When we are down with the seasonal flu, we may notice that our sense of taste and smell are gone.
Also with the new coronavirus, a sudden, profound loss of smell appears to be a key indicator of the virus, even when there are no other symptoms present.
Anosmia is a term we use to describe a total or partial loss of smell, which can be caused by a blocked nose or something more serious such as a head injury.
According to evidence compiled by leading rhinologists in the UK, anyone experiencing a sudden loss of smell may be a hidden, asymptomatic carrier of the Covid-19 virus. Because they don’t meet the vital criteria to be tested (two or more symptoms and a travel history), they are unlikely to get a definite positive and may spread the virus unknowingly.

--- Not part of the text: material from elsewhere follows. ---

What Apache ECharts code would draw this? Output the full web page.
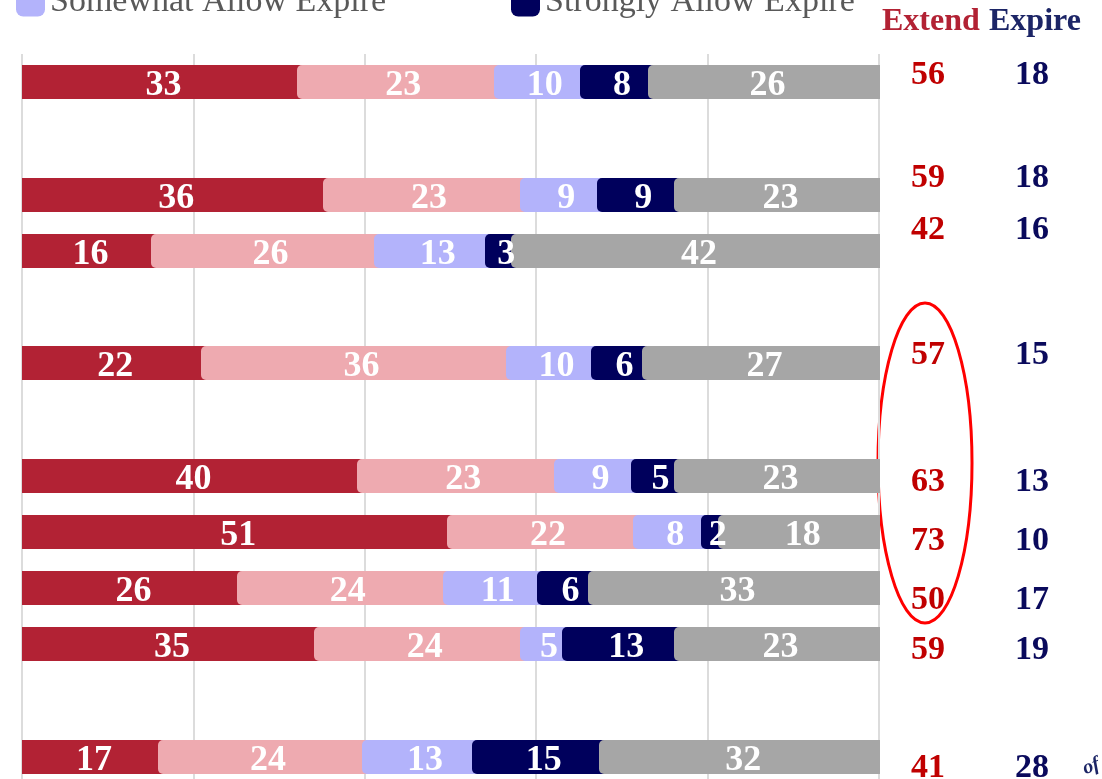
<!DOCTYPE html>
<html>
<head>
<meta charset="utf-8">
<script src="https://cdn.jsdelivr.net/npm/echarts@6/dist/echarts.min.js"></script>
<style>
  html, body { margin: 0; padding: 0; background: #fff; }
  #main { width: 1102px; height: 779px; }
</style>
</head>
<body>
<div id="main"></div>
<script>
// rows top to bottom, gaps are the empty slots
var rows = ['r1', 'gap1', 'r2', 'r3', 'gap2', 'r4', 'gap3', 'r5', 'r6', 'r7', 'r8', 'gap4', 'r9'];
var seriesNames = ['Strongly Extend', 'Somewhat Extend', 'Somewhat Allow Expire', 'Strongly Allow Expire', 'Unsure'];

var strongExtend = [33, null, 36, 16, null, 22, null, 40, 51, 26, 35, null, 17];
var someExtend   = [23, null, 23, 26, null, 36, null, 23, 22, 24, 24, null, 24];
var someExpire   = [10, null, 9, 13, null, 10, null, 9, 8, 11, 5, null, 13];
var strongExpire = [8, null, 9, 3, null, 6, null, 5, 2, 6, 13, null, 15];
var unsure       = [26, null, 23, 42, null, 27, null, 23, 18, 33, 23, null, 32];

var extendTotals = [56, null, 59, 42, null, 57, null, 63, 73, 50, 59, null, 41];
var expireTotals = [18, null, 18, 16, null, 15, null, 13, 10, 17, 19, null, 28];

var colors = ['#b22234', '#eeaab0', '#b3b3fb', '#00005c', '#a6a6a6'];
var sideNudge = [-7, 0, -16, -20, 0, -8, 0, 7, 10, 12, 6, 0, 12];

var chartDom = document.getElementById('main');
var myChart = echarts.init(chartDom);

var allSeries = [strongExtend, someExtend, someExpire, strongExpire, unsure];

// each segment: [start, row, width, raw] normalised to row total
function buildSegments(k) {
  var out = [];
  for (var i = 0; i < rows.length; i++) {
    if (allSeries[k][i] == null) continue;
    var total = 0, before = 0;
    for (var j = 0; j < allSeries.length; j++) {
      total += allSeries[j][i];
      if (j < k) before += allSeries[j][i];
    }
    out.push([before / total * 100, i, allSeries[k][i] / total * 100, allSeries[k][i]]);
  }
  return out;
}

function makeSegRender(k) {
  var last = k === allSeries.length - 1;
  return function (params, api) {
    var start = api.value(0), row = api.value(1), w = api.value(2), raw = api.value(3);
    var a = api.coord([start, row]);
    var e = api.coord([start + w, row]);
    var c = api.coord([start + w / 2, row]);
    var h = 34;
    var left = Math.round(k === 0 ? a[0] : a[0] - 8);
    var right = Math.round(last ? e[0] + 1 : e[0] + 12);
    return {
      type: 'group',
      children: [{
        type: 'rect',
        shape: { x: left, y: Math.round(a[1] - h / 2), width: right - left, height: h, r: k === 0 ? 0 : [5, 0, 0, 5] },
        style: { fill: colors[k] }
      }, {
        type: 'text',
        z2: 100,
        style: {
          text: String(raw), x: c[0], y: c[1] + 4,
          align: 'center', verticalAlign: 'middle',
          fill: '#fff', font: 'bold 36px "Liberation Serif"'
        }
      }]
    };
  };
}

function sideData(arr, col) {
  var out = [];
  for (var i = 0; i < arr.length; i++) {
    if (arr[i] != null) out.push([col, i, arr[i]]);
  }
  return out;
}

function makeSideRender(color) {
  return function (params, api) {
    var p = api.coord([api.value(0), api.value(1)]);
    var row = api.value(1);
    return {
      type: 'text',
      style: {
        text: String(api.value(2)), x: p[0], y: p[1] + sideNudge[row],
        align: 'center', verticalAlign: 'middle',
        fill: color, font: 'bold 34px "Liberation Serif"'
      }
    };
  };
}

var series = [];
for (var k = 0; k < seriesNames.length; k++) {
  series.push({
    name: seriesNames[k],
    type: 'custom',
    xAxisIndex: 0,
    yAxisIndex: 0,
    itemStyle: { color: colors[k] },
    encode: { x: 0, y: 1 },
    renderItem: makeSegRender(k),
    data: buildSegments(k)
  });
}
series.push({
  name: 'Extend', type: 'custom', xAxisIndex: 1, yAxisIndex: 1,
  encode: { x: 0, y: 1 }, renderItem: makeSideRender('#c00000'),
  data: sideData(extendTotals, 0.5)
});
series.push({
  name: 'Expire', type: 'custom', xAxisIndex: 1, yAxisIndex: 1,
  encode: { x: 0, y: 1 }, renderItem: makeSideRender('#0a0a5c'),
  data: sideData(expireTotals, 1.5)
});

var legendBase = {
  top: -15,
  padding: 0,
  itemWidth: 29,
  itemHeight: 29,
  icon: 'roundRect',
  selectedMode: false,
  textStyle: { fontFamily: 'Liberation Serif', fontSize: 34, color: '#595959' }
};

// row index axis: half a row above the first bar, grid runs off the bottom
var rowAxis = { type: 'value', min: -0.5, max: rows.length - 0.6, inverse: true, show: false, splitLine: { show: false } };

var option = {
  backgroundColor: '#fff',
  animation: false,
  legend: [
    Object.assign({}, legendBase, { left: 16, data: ['Somewhat Allow Expire'] }),
    Object.assign({}, legendBase, { left: 511, data: ['Strongly Allow Expire'] })
  ],
  grid: [
    { left: 22, top: 54, width: 857, bottom: 0 },
    { left: 876, top: 54, width: 208, bottom: 0 }
  ],
  xAxis: [{
    type: 'value', min: 0, max: 100, interval: 20,
    axisLabel: { show: false }, axisLine: { show: false }, axisTick: { show: false },
    splitLine: { lineStyle: { color: '#dcdcdc', width: 2 } }
  }, {
    gridIndex: 1, type: 'value', min: 0, max: 2, show: false
  }],
  yAxis: [
    rowAxis,
    Object.assign({}, rowAxis, { gridIndex: 1 })
  ],
  graphic: [
    {
      type: 'text', left: 882, top: 6,
      style: { text: 'Extend', fill: '#b22234', font: 'bold 32px "Liberation Serif"' }
    },
    {
      type: 'text', left: 989, top: 6,
      style: { text: 'Expire', fill: '#1c2566', font: 'bold 32px "Liberation Serif"' }
    },
    {
      type: 'ellipse',
      shape: { cx: 925, cy: 463, rx: 47, ry: 160 },
      style: { fill: 'none', stroke: '#ff0000', lineWidth: 3 }
    },
    {
      type: 'text', x: 1080, y: 760, rotation: 0.35,
      style: { text: 'of', fill: '#1c2566', font: 'italic bold 20px "Liberation Serif"' }
    }
  ],
  series: series
};

option && myChart.setOption(option);
</script>
</body>
</html>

And more investigation is indicating that a profound loss of smell is indeed a key sign of the virus:
"In South Korea, where testing has been more widespread, 30% of patients testing positive have had anosmia as their major presenting symptom in otherwise mild cases," the president of the British Rhinological Society, Professor, Clare Hopkins, and the president of the British Association of Otorhinolaryngology, professor Nirmal Kumar, said in a joint statement.
One of the hidden signs
Recent research reported by Health24 has shown that mild or asymptomatic people who were unaware that they carried the Covid-19 virus contributed to most of the spread.

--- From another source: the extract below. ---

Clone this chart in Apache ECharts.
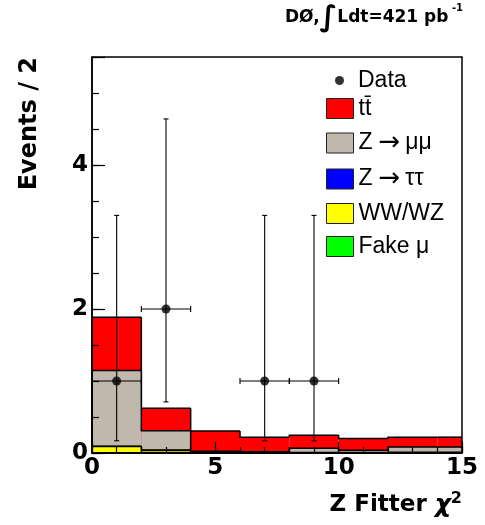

Because it’s virtually impossible to get tested without showing clear symptoms (coughing, shortness of breath, fever) and a recent travel history to or from a high-risk area, people wouldn't be able to know whether they are carrying the disease or not.
But now it has become clear that the loss of smell can be a clear indicator you may be carrying the virus, even if you are not sick.
Why the lost sense of smell?
Medical experts are still unsure how the sudden, profound loss of smell is linked to the Covid-19 virus. But while evidence is unclear, it’s significant enough for medical experts to call upon people to isolate themselves when they experience this symptom.
“We really want to raise awareness that this is a sign of infection and that anyone who develops loss of sense of smell should self-isolate,” Prof Claire Hopkins, president of the British Rhinological Society, wrote in an email to the New York Times. “It could contribute to slowing transmission and save lives.”
The World Health Organization and several authorities around the world are asking people to refrain from socialising and going out at this stage, as it is the mild, undocumented cases that could cause serious illness in other, more vulnerable members of society.
- Try to make use of online delivery services to get groceries and medicine delivered to your house if possible.
- When going out to shops, be sensible – sanitise your hands and refrain from touching your nose and face.
- Wash your hands and wipe down surfaces such as door and cupboard handles as soon as you come back home.
- Exercise in smaller groups of two or three while maintaining a distance of at least 2m from each other.
- Even if you don’t fit the criteria for testing, stay home and isolate yourself from other people if you suspect that you might have been in contact with someone carrying the virus.